TV broadcast networks tend to have a more rigid structure, while the newer TV cable and streaming platforms are more fluid. They may not contain all the steps.
Here is a rough pecking order of TV writing staff:
SHOWRUNNER / EXECUTIVE PRODUCER– is the CEO of a roughly $100 million operation. He/she hires writers, production staff, editors, deals with networks, advertisers and stakeholders. This is often the creator of the TV show, but also a senior writer/ supervising producer after the creator has moved onto other projects.
CO-EXECUTIVE PRODUCER – Is the Executive Producer’s wingman/woman.
SUPERVISING PRODUCER – Takes care of the daily production management of the TV show.
PRODUCER and CO-PRODUCER – Is responsible for a particular episode.

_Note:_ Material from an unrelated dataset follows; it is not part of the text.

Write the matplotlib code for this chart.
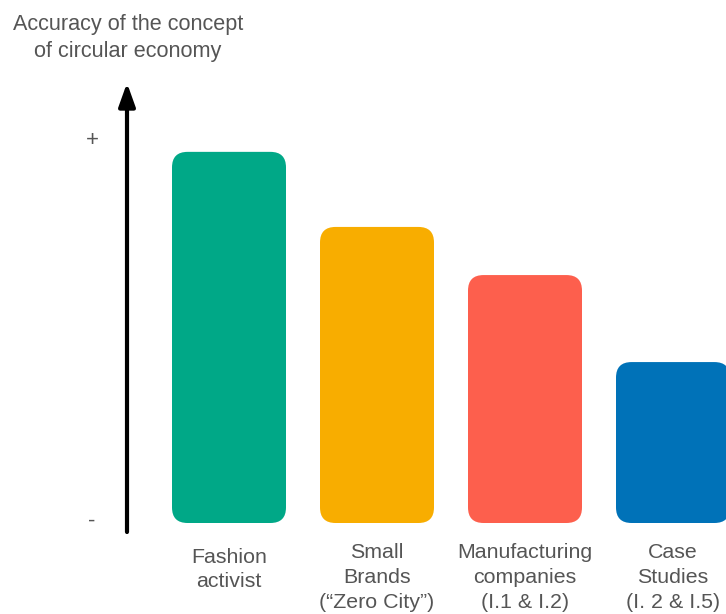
import matplotlib
matplotlib.use("Agg")
import matplotlib.pyplot as plt
from matplotlib.patches import FancyBboxPatch

categories = ["Fashion\nactivist", "Small\nBrands\n(\u201cZero City\u201d)",
              "Manufacturing\ncompanies\n(I.1 & I.2)", "Case\nStudies\n(I. 2 & I.5)"]
values = [9.64, 7.69, 6.44, 4.18]
colors = ["#00A887", "#F8AD00", "#FD5F4D", "#0072B8"]
y_title = "Accuracy of the concept\nof circular economy"

plt.rcParams['font.family'] = ['Liberation Sans', 'DejaVu Sans']
txt = "#555555"

fig = plt.figure(figsize=(7.26, 6.14), dpi=100)
ax = fig.add_axes([0, 0, 1, 1])
ax.set_xlim(-229/148, (726-229)/148)
ax.set_ylim(-91/38.5, (614-91)/38.5)
ax.axis("off")

w = 114/148
asp = 148/38.5
for i, (v, c) in enumerate(zip(values, colors)):
    p = FancyBboxPatch((i - w/2, 0), w, v,
                       boxstyle="round,pad=0,rounding_size=0.105",
                       mutation_aspect=asp, fc=c, ec="none")
    ax.add_patch(p)
    top = -0.52 if categories[i].count("\n") == 2 else -0.66
    ls = 1.4 if categories[i].count("\n") == 2 else 1.3
    ax.text(i, top, categories[i], ha="center", va="top", fontsize=15.4,
            color=txt, linespacing=ls)

ax_x = (127-229)/148
ax.annotate("", xy=(ax_x, 11.43), xytext=(ax_x, -0.234),
            arrowprops=dict(arrowstyle="-|>,head_length=1.4,head_width=0.5",
                            lw=3, color="black", shrinkA=0, shrinkB=0))
ax.text((92-229)/148, 9.93, "+", ha="center", va="center", fontsize=16, color=txt)
ax.text((92-229)/148, 0.05, "-", ha="center", va="center", fontsize=16, color=txt)
ax.text((128-229)/148, (614-38-91)/38.5, y_title, ha="center", va="center",
        fontsize=15.6, color=txt, linespacing=1.43)

fig.savefig("out.png", dpi=100)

EXECUTIVE STORY EDITOR – Pitches stories to networks and deals with rewrites and story notes.
STORY EDITOR – Deals with writers to modify stories to the networks’ requirements.
STAFF WRITER – Is in the writers’ room and actually writes their assigned episodes.
WRITERS’ ASSISTANT – Types and distributes story notes arising in the writers room.
The best way for aspiring TV writers to break in is as a writers’ assistant. It is unlikely that a new writer will have their TV series commissioned without the backing of an established show runner. That said. this is Hollywood, so I relish the chance to be proven wrong.